President Akufo-Addo stated that all the development projects and socio-economic advancements, the policies and progress of work by the private sector and civil society would not make any impact if there were a state of insecurity and an arms conflict.
He observed that Ghana was sandwiched in a sub-region that was awash with an increasing number of illegal arms, a situation that was fueling conflicts, some by jihadist insurgencies that could be found in northern Nigeria, Chad and Mali, among others.
The President said Ghanaians should be grateful to God that those conflicts had not engulfed Ghana and stressed the need for the country to work hard to ensure that the measures needed to keep the conflict off its borders were effective.
He described the commission as a very important institution whose work was of great significance and commended the members for accepting to work in that area.
President Akufo-Addo noted that apart from ECOWAS instruments, Ghana had appended its signature to about 10 other international treaties, some of which had not been domesticated.
The government, he said, was putting in measures and mechanisms to domesticate those treaties and halt the instances when treaties were signed but not domesticated, even after decades.
He urged the members of the commission to continue their work, saying their enthusiasm should not be dimmed because of challenges that they faced, since their work was critical for the safety of the state.
The Board Chairman of the commission, Rev.

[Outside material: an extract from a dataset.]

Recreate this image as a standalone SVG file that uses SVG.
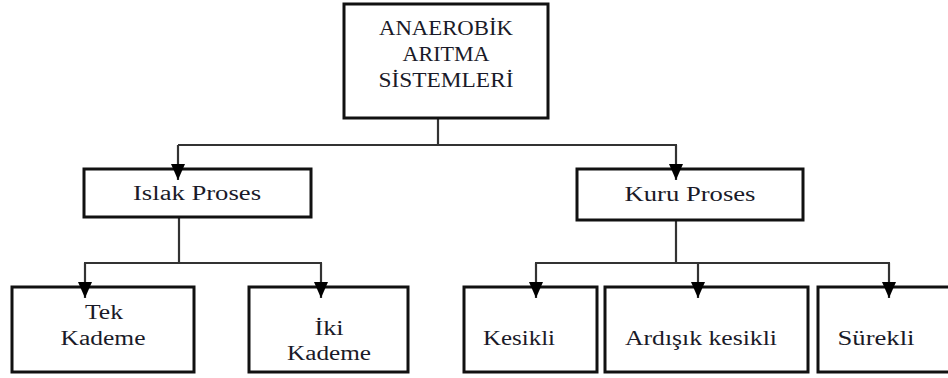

Dr Paul Frimpong Manso, said the commission believed it was time to review the current arms control legislation.
He indicated that the commission was taking steps in that direction and would, in due course, present a draft bill on arms and ammunition through the Ministry of the Interior for consideration by the Cabinet.
The bill, he stated, would seek to address gaps in Ghana’s arms and ammunition control and expressed the hope that it would receive the necessary attention by the Cabinet.